В то время как в сюжетном развитии происходят всё новые и новые коллизии и потрясения, а в буднично-реалистическую ткань повествования вплетаются всё новые чудеса; пока обыденная действительность неотвратимо поглощается реальностью мифов и легенд и мы мало-помалу погружаемся в пространство настоящей сказочной эпопеи, голос повествователя остаётся всё таким же: ровным, “уютным”, неспешным, словно бы приглушённым, обманчиво простодушным, с нотками ворчливого “здравомыслия” и вроде бы даже с ленцой. Этот голос как будто убаюкивает “мистическое” любопытство читателя. Никакого “форте”, никакой эмфазы…
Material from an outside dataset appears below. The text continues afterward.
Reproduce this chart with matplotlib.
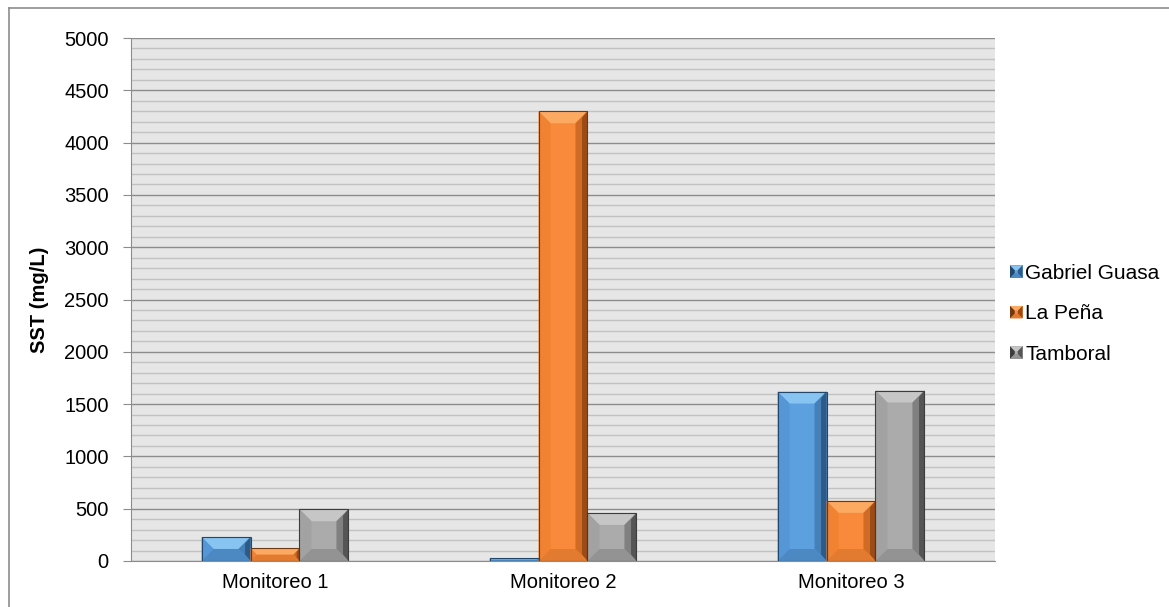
import matplotlib
matplotlib.use("Agg")
import matplotlib.pyplot as plt
import numpy as np
from matplotlib.patches import Polygon, Rectangle
from matplotlib.legend_handler import HandlerBase
from matplotlib.lines import Line2D

plt.rcParams['font.family'] = ['Liberation Sans', 'DejaVu Sans']

categories = ["Monitoreo 1", "Monitoreo 2", "Monitoreo 3"]
series_names = ["Gabriel Guasa", "La Peña", "Tamboral"]
gabriel_guasa = [230, 25, 1620]
la_pena = [120, 4300, 575]
tamboral = [495, 460, 1630]
y_ticks = [0, 500, 1000, 1500, 2000, 2500, 3000, 3500, 4000, 4500, 5000]

# face, top highlight, left, right (outer/inner), bottom, outline
palettes = [
    dict(face="#5ca0e0", top="#88c4f1", left="#5597d6", right="#2d5a86", right2="#4580b8",
         bottom="#4c88c2", edge="#23476b"),
    dict(face="#fa8a3b", top="#fca962", left="#f08232", right="#9c4b16", right2="#cf6b24",
         bottom="#e27a30", edge="#6e3812"),
    dict(face="#ababab", top="#c6c6c6", left="#a2a2a2", right="#555555", right2="#808080",
         bottom="#939393", edge="#3c3c3c"),
]

W, H, DPI = 1169, 607, 100
fig = plt.figure(figsize=(W / DPI, H / DPI), dpi=DPI)
fig.patch.set_facecolor("white")
ax = fig.add_axes([131 / W, 1 - 561 / H, (995 - 131) / W, (561 - 38) / H])
ax.set_facecolor("#e6e6e6")

x = np.arange(len(categories))
bw = 0.17
all_series = [gabriel_guasa, la_pena, tamboral]

ax.set_xlim(-0.5, len(categories) - 0.5)
ax.set_ylim(0, 5000)

# gridlines
ax.set_yticks(y_ticks)
ax.set_yticks(np.arange(0, 5001, 100), minor=True)
ax.grid(which="minor", axis="y", color="#c2c2c2", linewidth=1.0, zorder=0)
ax.grid(which="major", axis="y", color="#8c8c8c", linewidth=1.0, zorder=0)
ax.set_axisbelow(True)

bars_all = []
for i, (vals, pal) in enumerate(zip(all_series, palettes)):
    bars = ax.bar(x + (i - 1) * bw, vals, width=bw, color=pal["face"],
                  edgecolor="none", zorder=3, label=series_names[i])
    bars_all.append((bars, pal))

fig.canvas.draw()
inv = ax.transData.inverted()


def bevel(rect, pal):
    x0, y0 = rect.get_x(), rect.get_y()
    x1, y1 = x0 + rect.get_width(), y0 + rect.get_height()
    (px0, py0), (px1, py1) = ax.transData.transform([(x0, y0), (x1, y1)])
    w, h = px1 - px0, py1 - py0
    b = min(12.0, w / 2.0, h / 2.0)
    ix0, ix1, iy0, iy1 = px0 + b, px1 - b, py0 + b, py1 - b
    mx, my0, my1 = px1 - b * 0.45, py0 + b * 0.55, py1 - b * 0.55
    faces = [
        ([(px0, py1), (px1, py1), (ix1, iy1), (ix0, iy1)], pal["top"]),
        ([(px0, py0), (px0, py1), (ix0, iy1), (ix0, iy0)], pal["left"]),
        ([(px1, py0), (px1, py1), (ix1, iy1), (ix1, iy0)], pal["right2"]),
        ([(px1, py0), (px1, py1), (mx, my1), (mx, my0)], pal["right"]),
        ([(px0, py0), (px1, py0), (ix1, iy0), (ix0, iy0)], pal["bottom"]),
    ]
    for pts, col in faces:
        ax.add_patch(Polygon(inv.transform(pts), closed=True, facecolor=col,
                             edgecolor="none", zorder=4))
    ax.add_patch(Polygon(inv.transform([(px0, py0), (px0, py1), (px1, py1), (px1, py0)]),
                         closed=True, facecolor="none", edgecolor=pal["edge"],
                         linewidth=0.8, zorder=5))


for bars, pal in bars_all:
    for rect in bars:
        bevel(rect, pal)

# axes styling
for side in ("top", "right"):
    ax.spines[side].set_visible(False)
ax.spines["left"].set_color("#8c8c8c")
ax.spines["bottom"].set_color("#8c8c8c")
ax.spines["bottom"].set_zorder(6)
ax.tick_params(axis="y", which="major", length=6, color="#8c8c8c", pad=10,
               labelsize=14.5, labelcolor="black")
ax.tick_params(axis="y", which="minor", length=0)
ax.set_xticks(x)
ax.set_xticklabels(categories)
ax.tick_params(axis="x", length=0, pad=9, labelsize=14.5)
ax.set_ylabel("SST (mg/L)", fontsize=14.5, fontweight="bold", labelpad=11)


class BevelHandler(HandlerBase):
    def create_artists(self, legend, orig_handle, xdescent, ydescent, width,
                       height, fontsize, trans):
        pal = orig_handle._pal
        s = 12.5 * 72.0 / DPI
        x0 = -xdescent
        y0 = -ydescent + (height - s) / 2.0
        x1, y1 = x0 + s, y0 + s
        cx, cy = x0 + s / 2.0, y0 + s / 2.0
        ix0, ix1 = cx - s * 0.12, cx + s * 0.12
        iy0, iy1 = cy - s * 0.12, cy + s * 0.12
        arts = [Rectangle((x0, y0), s, s, facecolor=pal["face"], edgecolor="none", transform=trans)]
        for pts, col in [
            ([(x0, y1), (x1, y1), (ix1, iy1), (ix0, iy1)], pal["top"]),
            ([(x0, y0), (x0, y1), (ix0, iy1), (ix0, iy0)], pal["edge"]),
            ([(x1, y0), (x1, y1), (ix1, iy1), (ix1, iy0)], pal["right"]),
            ([(x0, y0), (x1, y0), (ix1, iy0), (ix0, iy0)], pal["bottom"]),
        ]:
            arts.append(Polygon(pts, closed=True, facecolor=col, edgecolor="none", transform=trans))
        return arts


handles = []
for (bars, pal), name in zip(bars_all, series_names):
    hnd = Rectangle((0, 0), 1, 1)
    hnd._pal = pal
    handles.append(hnd)

leg = fig.legend(handles, series_names, handler_map={Rectangle: BevelHandler()},
                 loc="center left", bbox_to_anchor=(1010 / W, 1 - 314 / H),
                 frameon=False, fontsize=15, handlelength=0.62, handleheight=0.7,
                 handletextpad=0.12, labelspacing=1.03, borderpad=0, borderaxespad=0)

# outer frame of the chart area
fig.add_artist(Line2D([9 / W, 1.0], [1 - 8 / H, 1 - 8 / H], color="#8c8c8c", linewidth=1.2))
fig.add_artist(Line2D([9 / W, 9 / W], [0.0, 1 - 8 / H], color="#8c8c8c", linewidth=1.2))

fig.savefig("out.png", dpi=DPI, facecolor="white")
Бывает, что интригующая таинственность литературного сюжета благополучно разрешается в финале. И удовлетворённый читатель испытывает благодарность за то, что его умело и вовремя заинтриговали, а затем вовремя, под занавес, дали изящную разгадку. В романе Ксении Тихомировой после того, как чисто сюжетные загадки разгаданы, остаётся волнующее впечатление длящейся тайны… Как определить её? Ответим словами самого романа: “Пусть чудо останется необъяснённым и неназванным”.